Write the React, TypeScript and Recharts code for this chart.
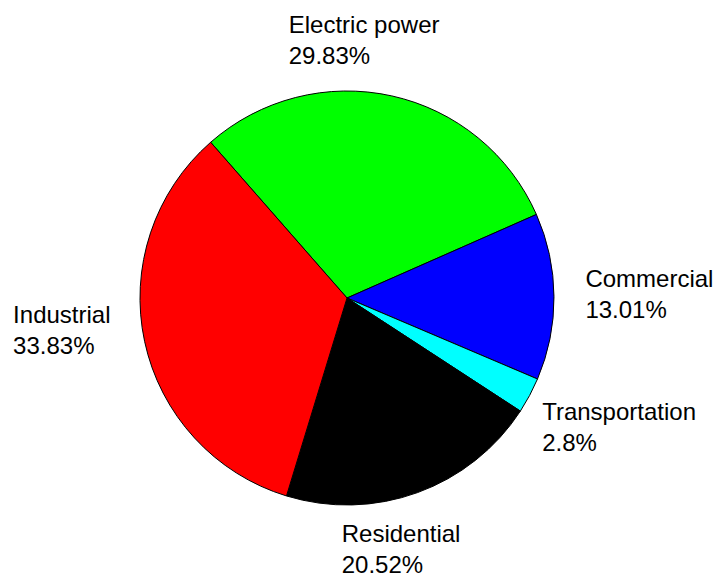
import { PieChart, Pie, Cell } from "recharts";

const SECTORS = ["Electric power", "Commercial", "Transportation", "Residential", "Industrial"];
const SHARES = [29.83, 13.01, 2.8, 20.52, 33.83];
const SHARE_LABELS = ["29.83%", "13.01%", "2.8%", "20.52%", "33.83%"];
const COLORS = ["#00FF00", "#0000FF", "#00FFFF", "#000000", "#FF0000"];

// nudges from the 1.2R anchor to where the original placed each text block
const LABEL_NUDGE: [number, number][] = [
  [-112, -22],
  [-10, -9],
  [-24, 5],
  [-90, 10],
  [-91, -27],
];

const START = 131.2;
const RAD = Math.PI / 180;

const data = SECTORS.map((name, i) => ({ name, value: SHARES[i], pct: SHARE_LABELS[i] }));

function renderLabel(props: any) {
  const { cx, cy, midAngle, outerRadius, index } = props;
  const r = outerRadius * 1.2;
  const ax = cx + r * Math.cos(-midAngle * RAD);
  const ay = cy + r * Math.sin(-midAngle * RAD);
  const [dx, dy] = LABEL_NUDGE[index];
  const x = ax + dx;
  const y = ay + dy;
  return (
    <text
      x={x}
      y={y}
      fill="#000"
      textAnchor="start"
      style={{ fontFamily: "'Liberation Sans', Arial, sans-serif", fontSize: 24 }}
    >
      <tspan x={x} y={y}>{data[index].name}</tspan>
      <tspan x={x} y={y + 31}>{data[index].pct}</tspan>
    </text>
  );
}

export default function App() {
  return (
    <>
      <style>{`body { margin: 0; background: #fff; }`}</style>
      <PieChart width={721} height={573} margin={{ top: 0, right: 0, bottom: 0, left: 0 }}>
        <Pie
          data={data}
          dataKey="value"
          nameKey="name"
          cx={347}
          cy={298}
          outerRadius={207}
          startAngle={START}
          endAngle={START - 360}
          stroke="#000"
          strokeWidth={1}
          label={renderLabel}
          labelLine={false}
          isAnimationActive={false}
        >
          {data.map((d, i) => (
            <Cell key={d.name} fill={COLORS[i]} />
          ))}
        </Pie>
      </PieChart>
    </>
  );
}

▸ **Stated task**
Write out again exactly the lines from the start of the data above through the line containing "PieChart, Pie, Cell", inclusive, excluding any pictures.

▸ **Solution below**
Write the React, TypeScript and Recharts code for this chart.
import { PieChart, Pie, Cell } from "recharts";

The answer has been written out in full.